Landscape of Lies, by Peter Watson (trade, $14.95)


Before there was The Da Vinci Code, there was Landscape of Lies. A more intelligent, less sensational, less riddled with religious quackery version of the famous best-seller, Landscape also seeks a hidden treasure, its hiding place to be discovered by deciphering the clues in a painting.

Art dealer Michael Whiting and farmer (!) Isobel Sadler, whose family owns the painting, combine forces in modern times to find religious relics hidden during Henry VIII’s purge of the monasteries of England. While Watson peppers his story with chase scenes and a thoroughly blackguardly villain, the better part of the story is spent in quiet contemplation in libraries, churches, and restoration workshops and over dinner in a little country village.
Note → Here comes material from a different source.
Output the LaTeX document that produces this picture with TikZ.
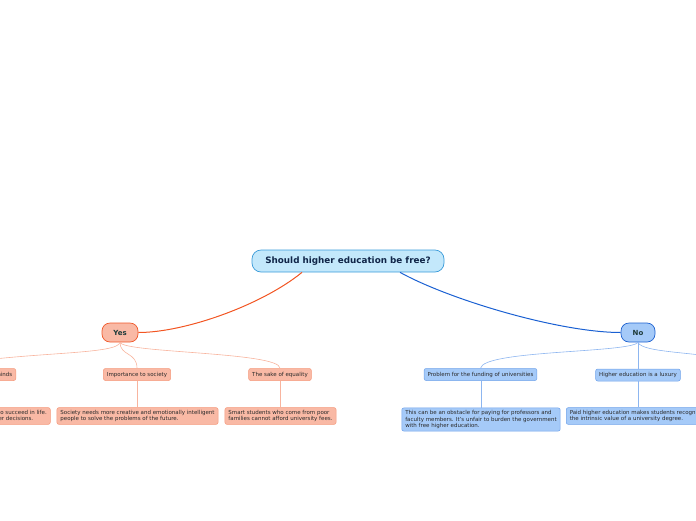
\documentclass[tikz,border=0pt]{standalone}
\usepackage{fontspec}
\setmainfont{DejaVu Sans}
\begin{document}
\begin{tikzpicture}[x=1pt,y=-1pt,
  rootbox/.style={draw=rootline,fill=rootfill,line width=0.7pt,rounded corners=9pt,minimum width=192pt,minimum height=22pt,inner sep=0pt,font=\fontsize{8.8}{10}\selectfont\bfseries,text=roottext},
  yesbox/.style={draw=yesline,fill=yesfill,line width=0.7pt,rounded corners=8pt,minimum width=36pt,minimum height=19pt,inner sep=0pt,font=\fontsize{7}{8}\selectfont\bfseries,text=maintext},
  nobox/.style={draw=noline,fill=nofill,line width=0.7pt,rounded corners=8pt,minimum width=34pt,minimum height=19pt,inner sep=0pt,font=\fontsize{7}{8}\selectfont\bfseries,text=maintext},
  ychild/.style={draw=ychildline,fill=yesfill,line width=0.5pt,rounded corners=2pt,minimum height=12pt,inner xsep=3.5pt,inner ysep=1pt,font=\fontsize{5.5}{6.5}\selectfont,text=childtext},
  nchild/.style={draw=nchildline,fill=nofill,line width=0.5pt,rounded corners=2pt,minimum height=12pt,inner xsep=3.5pt,inner ysep=1pt,font=\fontsize{5.5}{6.5}\selectfont,text=childtext},
  ydetail/.style={ychild,align=left,inner ysep=2.5pt,font=\fontsize{5.5}{6.4}\selectfont},
  ndetail/.style={nchild,align=left,inner ysep=2.5pt,font=\fontsize{5.5}{6.4}\selectfont},
  yedge/.style={draw=yedgecol,line width=0.6pt},
  nedge/.style={draw=nedgecol,line width=0.6pt}
]
\definecolor{rootfill}{HTML}{C3E8FB}
\definecolor{rootline}{HTML}{3A9BD9}
\definecolor{roottext}{HTML}{102548}
\definecolor{maintext}{HTML}{1E3B3A}
\definecolor{childtext}{HTML}{2A2A2A}
\definecolor{yesfill}{HTML}{F9B9A5}
\definecolor{yesline}{HTML}{F0582A}
\definecolor{ychildline}{HTML}{F5987A}
\definecolor{yedgecol}{HTML}{F8B49E}
\definecolor{nofill}{HTML}{A5CAF8}
\definecolor{noline}{HTML}{1F62D0}
\definecolor{nchildline}{HTML}{6FA2EA}
\definecolor{nedgecol}{HTML}{8DB6F0}
\definecolor{orangeedge}{HTML}{F25522}
\definecolor{blueedge}{HTML}{1A60D2}
\useasboundingbox (0,0) rectangle (696,520);
\clip (0,0) rectangle (696,520);

\node[rootbox] (root) at (348,261) {Should higher education be free?};
\node[yesbox] (yes) at (120,332.5) {Yes};
\node[nobox] (no) at (638,332.5) {No};

\draw[orangeedge,line width=1pt] ([xshift=-46pt]root.south) .. controls (262,305) and (185,332.5) .. (yes.east);
\draw[blueedge,line width=1pt] ([xshift=52pt]root.south) .. controls (450,300) and (560,332.5) .. (no.west);

% Yes children
\node[ychild,anchor=east] (minds) at (16,374.5) {Opening minds};
\node[ychild] (imp) at (137,374.5) {Importance to society};
\node[ychild] (eq) at (280,374.5) {The sake of equality};
\node[ydetail,anchor=east] (succ) at (50.5,416) {Higher education helps people to succeed in life.\\It also helps them to make better decisions.};
\node[ydetail] (soc) at (137.5,416) {Society needs more creative and emotionally intelligent\\people to solve the problems of the future.};
\node[ydetail] (smart) at (280.5,416) {Smart students who come from poor\\families cannot afford university fees.};

\coordinate (yleft) at (-30,362);
\draw[yedge] (yes.south) .. controls (118,354) and (40,352) .. (yleft);
\draw[yedge] (yes.south) .. controls (120,356) and (137,352) .. (imp.north);
\draw[yedge] (yes.south) .. controls (124,353) and (280,352) .. (eq.north);
\draw[yedge] (imp.south) -- (soc.north -| imp.south);
\draw[yedge] (eq.south) -- (smart.north -| eq.south);

% No children
\node[nchild] (fund) at (480.5,374.5) {Problem for the funding of universities};
\node[nchild] (lux) at (638,375) {Higher education is a luxury};
\node[ndetail] (obst) at (481,419.5) {This can be an obstacle for paying for professors and\\faculty members. It's unfair to burden the government\\with free higher education.};
\node[ndetail,anchor=west] (paid) at (566,416) {Paid higher education makes students recognize\\the intrinsic value of a university degree.};

\coordinate (nright) at (730,360);
\draw[nedge] (no.south) .. controls (630,353) and (483,350) .. (fund.north);
\draw[nedge] (no.south) -- (lux.north);
\draw[nedge] (no.south) .. controls (642,353) and (700,352) .. (nright);
\draw[nedge] (fund.south -| obst.north) -- (obst.north);
\draw[nedge] (lux.south) -- (paid.north -| lux.south);
\end{tikzpicture}
\end{document}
Strangely, although there are scenes, especially the romantic ones, that seem a little dated – the book was written in 1989 – it is easy to become fascinated by the history around which the author spins his story.

I loved the detail, and I’m not just talking about the academic hoo-hah. For instance, when the characters drive down a road, the author inserts little comments (such as, the characters must be getting near a town because of the approaching “electricity cables”) that bring the drive to life. However, I think the story would have benefited if the two main characters both had been men or women, dispensing with the blah romantic comings and goings.